The elder Tsarnaev was an aspiring boxer who began to exhibit signs of Islamic radicalization in 2009. In 2011, acting on a request from the Russian government, the FBI investigated Tamerlan but found no evidence of terrorist activity. The following year, Tamerlan spent six months in Dagestan. Upon his return he created a channel on YouTube with links to a number of extremist videos.
Dzhokhar revealed to investigators that he and his brother had obtained the plans for the bombs from Inspire, an online newsletter published by al-Qaeda in the Arabian Peninsula. Analysts concluded that the Tsarnaevs were “self-radicalized,” having developed a personal militant ideology that drew from disparate sources without being directly connected to any of them.
It remains a strange footnote that Tamerlan and Dzhokhar Tsarnaev seem to have stumbled upon the Marathon as a target of opportunity when they completed their bomb-making faster than they expected and abandoned a Fourth of July execution date. Later that night, the Tsarnaev brothers killed an MIT policeman, Sean Collier, and proceeded to commit a carjacking. They engaged in a shootout with police in nearby Watertown, during which two officers were severely injured. What began as a gradual and largely invisible radicalization ended in days of terror that paralyzed an entire city.

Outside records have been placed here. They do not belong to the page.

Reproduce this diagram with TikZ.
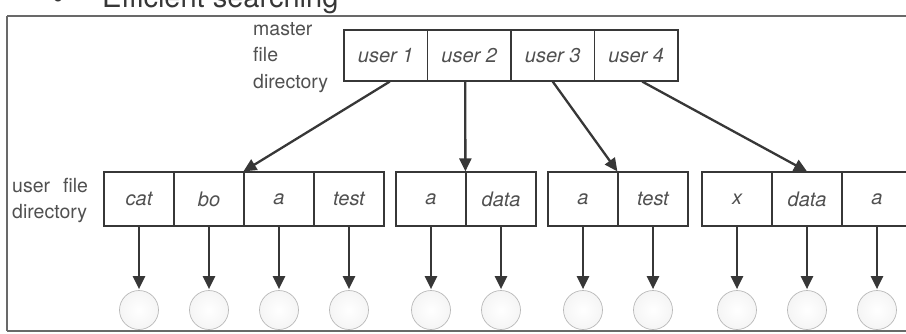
\documentclass[tikz,border=0pt]{standalone}
\usepackage{fontspec}
\setmainfont{TeX Gyre Heros}
\usetikzlibrary{arrows.meta}
\definecolor{ink}{RGB}{55,55,55}
\definecolor{txt}{RGB}{80,80,80}
\definecolor{frame}{RGB}{105,105,105}
\begin{document}
\begin{tikzpicture}[x=1pt,y=-1pt,
  mcell/.style={draw=ink, line width=1.2pt, minimum width=83.5pt, minimum height=51pt, inner sep=0pt,
    font=\fontsize{20}{22}\selectfont\itshape, text=txt},
  ucell/.style={draw=ink, line width=1.2pt, minimum width=70pt, minimum height=54pt, inner sep=0pt,
    font=\fontsize{20}{22}\selectfont\itshape, text=txt},
  filenode/.style={circle, draw=gray!55, line width=0.7pt, minimum size=39pt, inner sep=0pt,
    inner color=white, outer color=gray!8},
  lbl/.style={anchor=base west, inner sep=0pt, font=\fontsize{19.5}{22}\selectfont, text=txt},
  ptr/.style={draw=ink, line width=2.3pt, -{Triangle[length=13pt,width=12pt]}},
  fptr/.style={ptr, shorten >=1pt}]
\useasboundingbox (0,0) rectangle (906,333);
% frame
\draw[frame, line width=2.5pt] (7,16) -- (915,16);
\draw[frame, line width=2.5pt] (7,16) -- (7,331);
\draw[frame, line width=2pt] (7,331) -- (915,331);
% title
\node[anchor=center, inner sep=0pt, text=ink, font=\fontsize{34}{36}\selectfont] (bul) at (58,2) {•};
\node[lbl, font=\fontsize{29}{32}\selectfont, text=ink] (title) at (102,7) {Efficient searching};
% labels
\node[lbl] (lm1) at (253,35) {master};
\node[lbl] (lm2) at (253,61) {file};
\node[lbl] (lm3) at (253,88) {directory};
\node[lbl] (lu1) at (12,192) {user\hspace{13pt}file};
\node[lbl] (lu2) at (12,218) {directory};
% master file directory
\node[mcell] (m1) at (385.75,55.5) {user 1};
\node[mcell] (m2) at (469.25,55.5) {user 2};
\node[mcell] (m3) at (552.75,55.5) {user 3};
\node[mcell] (m4) at (636.25,55.5) {user 4};
% user file directories
\node[ucell] (a1) at (139,199) {cat};
\node[ucell] (a2) at (209,199) {bo};
\node[ucell] (a3) at (279,199) {a};
\node[ucell] (a4) at (349,199) {test};
\node[ucell] (b1) at (431,199) {a};
\node[ucell] (b2) at (501,199) {data};
\node[ucell] (c1) at (583,199) {a};
\node[ucell] (c2) at (653,199) {test};
\node[ucell] (d1) at (737,199) {x};
\node[ucell] (d2) at (807,199) {data};
\node[ucell] (d3) at (877,199) {a};
% files
\foreach \n/\x in {a1/139,a2/209,a3/279,a4/349,b1/431,b2/501,c1/583,c2/653,d1/737,d2/807,d3/877}{
  \node[filenode] (f\n) at (\x,310) {};
}
\foreach \n in {a1,a2,a3,a4,b1,b2,c1,c2,d1,d2,d3}{
  \draw[fptr] (\n.south) -- (f\n.north);
}
% master pointers
\draw[ptr] ([xshift=4pt]m1.south) -- (a3.north west);
\draw[ptr] ([xshift=-4pt]m2.south) -- (b2.north west);
\draw[ptr] (m3.south) -- (c2.north west);
\draw[ptr] ([xshift=6pt]m4.south) -- (d2.north);
\end{tikzpicture}
\end{document}
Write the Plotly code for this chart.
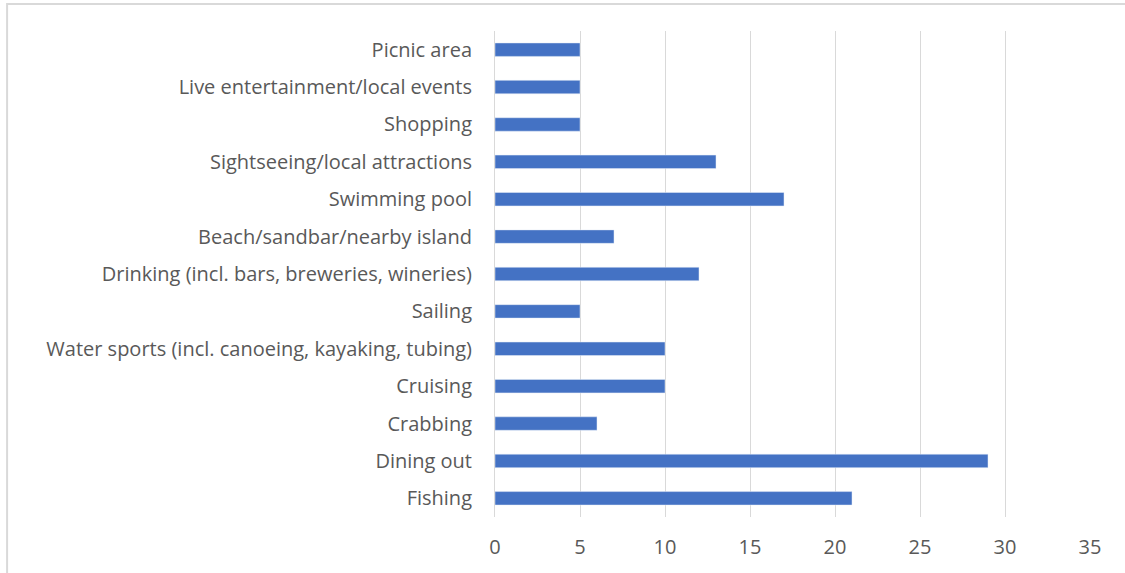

A Financial Empire Built on Lies: The Enron Collapse
Formed back in 1985, Enron was an American energy company headquartered in Houston, Texas. The company was claiming roughly $100 billion in revenue by the year 2000, but collapsed just one year later when it declared bankruptcy in October 2001. It was revealed that Enron executives had been partaking in accounting fraud and hiding billions of dollars in company debt.
The collapse of the energy company in December 2001 precipitated what would become the most complex white-collar crime investigation in the FBI’s history. For years before the fall, Enron’s leadership had constructed an elaborate fiction, presenting shareholders, regulators, and the public with numbers that had almost no connection to reality. The fraud didn’t happen overnight. It was built incrementally, each quarter nudging the deception a little further.
Enron’s CEO, Jeffrey Skilling, was later sentenced to 24 years in prison. He served twelve and was released in February 2019. Thousands of employees lost their retirement savings practically overnight when the stock collapsed, and the fallout reshaped how corporations are held accountable across the country.
The Enron scandal helped lead to the creation of the Sarbanes-Oxley Act, a federal law centered around corporate bookkeeping. The legislation fundamentally changed financial oversight in the United States, requiring greater transparency from publicly traded companies. What started as creative accounting within a growing business eventually became one of the largest and most damaging corporate frauds in American history.
These four cases share something quietly troubling: none of them were inevitable. Each began with a decision, a pattern, or a slow drift that could, theoretically, have been interrupted. That’s perhaps the most uncomfortable lesson they leave behind.